Na agroindústria, existe uma oportunidade na produção de bens que Angola atualmente importa, como a carne. Desenvolver uma indústria local sólida não só reduzirá a dependência das importações, como também fortalecerá a economia angolana, promovendo a autossuficiência.

Além disso, o setor da tecnologia e inovação, alimentado por uma população jovem e em crescimento, é um campo promissor para investimentos.

8- Em que setores de Portugal poderiam as empresas do país onde vive querer investir?

As empresas angolanas poderiam investir em Portugal nos setores de turismo, infraestruturas e construção. Estes setores oferecem oportunidades para fortalecer a ligação entre Angola e Portugal, criando sinergias que beneficiem ambos os países.

9- Qual a vantagem competitiva do país em que vive que poderia ser replicada em Portugal?

Uma das grandes vantagens competitivas de Angola que poderia ser replicada em Portugal é a resiliência e a capacidade de adaptação do seu povo e das suas empresas face a um ambiente económico e de mercado em constante mudança. Em Angola, as empresas operam frequentemente num contexto de volatilidade e incerteza, o que lhes confere uma agilidade e uma capacidade de resposta rápida às mudanças, características que poderiam ser muito valiosas em Portugal, especialmente em setores que enfrentam transformações rápidas.

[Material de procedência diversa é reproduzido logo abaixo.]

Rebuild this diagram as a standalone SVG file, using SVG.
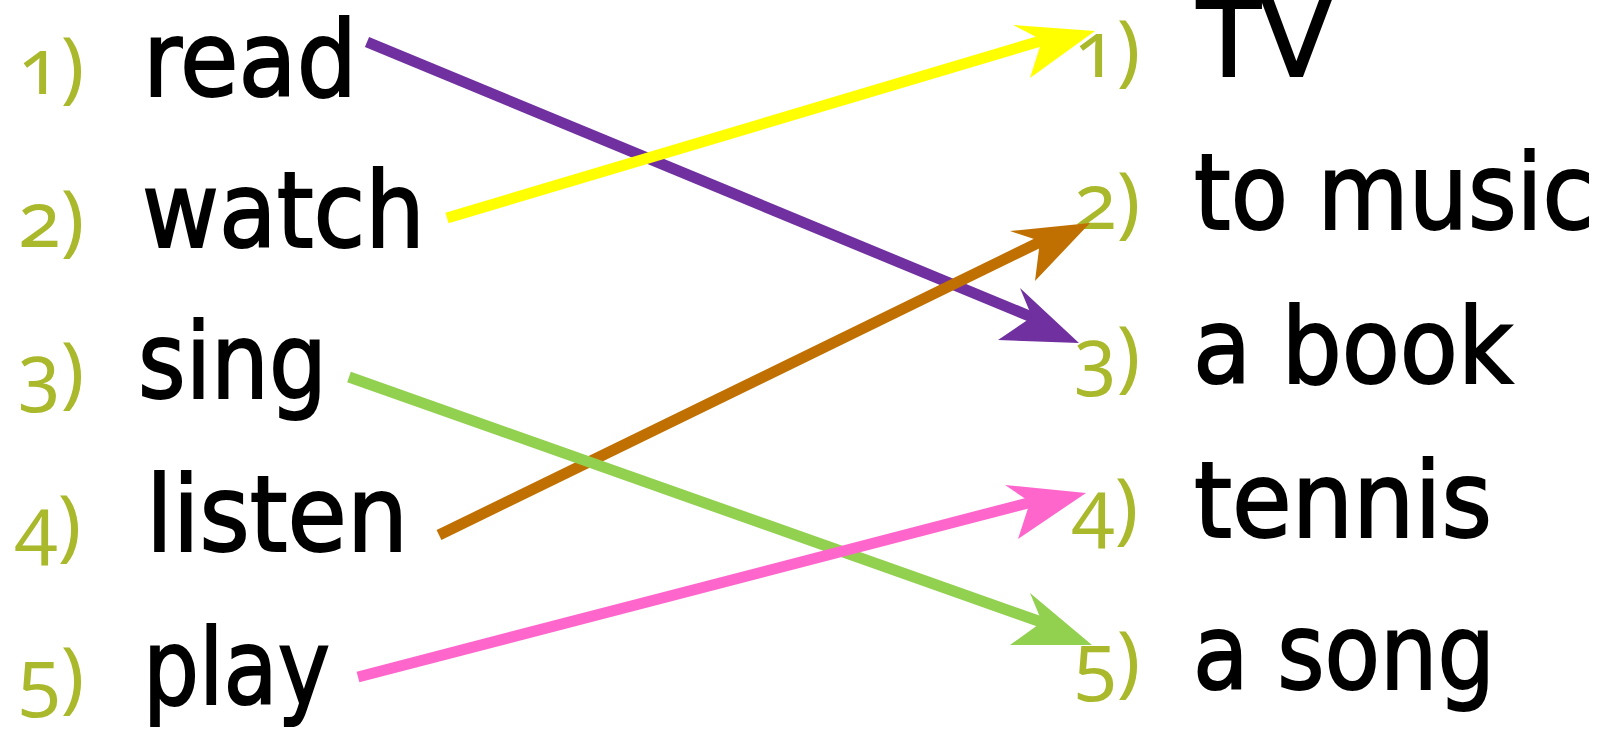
<svg xmlns="http://www.w3.org/2000/svg" width="1608" height="733" viewBox="0 0 1608 733">
<style>
.num{font-family:"Noto Sans","DejaVu Sans",sans-serif;font-size:78px;fill:#AAB92B;font-variant-numeric:oldstyle-nums;}
.word{font-family:"DejaVu Sans","Noto Sans",sans-serif;font-size:106px;fill:#000;stroke:#000;stroke-width:2;}
.ln{fill:none;stroke-width:11;stroke-linecap:butt;}
.purple{stroke:#7030A0;} .purpleF{fill:#7030A0;}
.yellow{stroke:#FFFF00;} .yellowF{fill:#FFFF00;}
.brown{stroke:#C07000;} .brownF{fill:#C07000;}
.green{stroke:#92D050;} .greenF{fill:#92D050;}
.pink{stroke:#FF66CC;} .pinkF{fill:#FF66CC;}
</style>
<rect width="1608" height="733" fill="#fff"/>
<g id="left-1"><text class="num" x="18" y="94">1)</text><text class="word" x="143" y="96" textLength="214" lengthAdjust="spacingAndGlyphs">read</text></g>
<g id="left-2"><text class="num" x="18" y="247">2)</text><text class="word" x="142" y="247" textLength="283" lengthAdjust="spacingAndGlyphs">watch</text></g>
<g id="left-3"><text class="num" x="18" y="399">3)</text><text class="word" x="138" y="398" textLength="189" lengthAdjust="spacingAndGlyphs">sing</text></g>
<g id="left-4"><text class="num" x="15" y="552">4)</text><text class="word" x="146" y="551" textLength="262" lengthAdjust="spacingAndGlyphs">listen</text></g>
<g id="left-5"><text class="num" x="18" y="704">5)</text><text class="word" x="143" y="704" textLength="187" lengthAdjust="spacingAndGlyphs">play</text></g>
<g id="right-1"><text class="num" x="1074" y="77">1)</text><text class="word" x="1197" y="76" textLength="135" lengthAdjust="spacingAndGlyphs">TV</text></g>
<g id="right-2"><text class="num" x="1074" y="229">2)</text><text class="word" x="1194" y="229" textLength="400" lengthAdjust="spacingAndGlyphs">to music</text></g>
<g id="right-3"><text class="num" x="1074" y="383">3)</text><text class="word" x="1193" y="383" textLength="320" lengthAdjust="spacingAndGlyphs">a book</text></g>
<g id="right-4"><text class="num" x="1072" y="535">4)</text><text class="word" x="1194" y="537" textLength="298" lengthAdjust="spacingAndGlyphs">tennis</text></g>
<g id="right-5"><text class="num" x="1074" y="688">5)</text><text class="word" x="1193" y="689" textLength="302" lengthAdjust="spacingAndGlyphs">a song</text></g>
<g id="connectors">
<line class="ln purple" x1="367" y1="42" x2="1034" y2="318"/>
<polygon class="purpleF" points="1079,343 1020,288 1032,317 998,340"/>
<line class="ln yellow" x1="447" y1="218" x2="1044" y2="40"/>
<polygon class="yellowF" points="1095,31 1013,25 1042,40 1030,78"/>
<line class="ln brown" x1="439" y1="535" x2="1042" y2="241"/>
<polygon class="brownF" points="1090,223 1010,231 1040,241 1035,281"/>
<line class="ln green" x1="349" y1="377" x2="1044" y2="623"/>
<polygon class="greenF" points="1092,645 1030,593 1042,622 1010,645"/>
<line class="ln pink" x1="358" y1="677" x2="1032" y2="502"/>
<polygon class="pinkF" points="1086,493 1005,485 1030,502 1018,539"/>
</g>
</svg>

Outra vantagem competitiva é o espírito empreendedor que se observa em Angola, onde a necessidade muitas vezes estimula a inovação e a criatividade. Este dinamismo empreendedor, quando combinado com a estabilidade e os recursos disponíveis em Portugal, poderia fomentar novas oportunidades de negócio e acelerar o desenvolvimento de soluções inovadoras em diversos setores.

10- Pensa voltar a Portugal? Porquê?

Portugal é, e sempre será, uma parte fundamental da minha identidade e da minha história. Embora viaje frequentemente a Portugal, a minha prioridade atual está em Angola, onde a minha família e eu nos adaptámos muito bem e onde vejo um enorme potencial para crescimento e desenvolvimento, tanto a nível pessoal como profissional. Neste momento, estou focado em aproveitar as oportunidades que Angola e o continente africano oferecem, particularmente no desenvolvimento da Refriango, sempre com a visão de inspirar e fazer a diferença de forma significativa. Dito isto, nunca excluo a possibilidade de voltar para Portugal no futuro.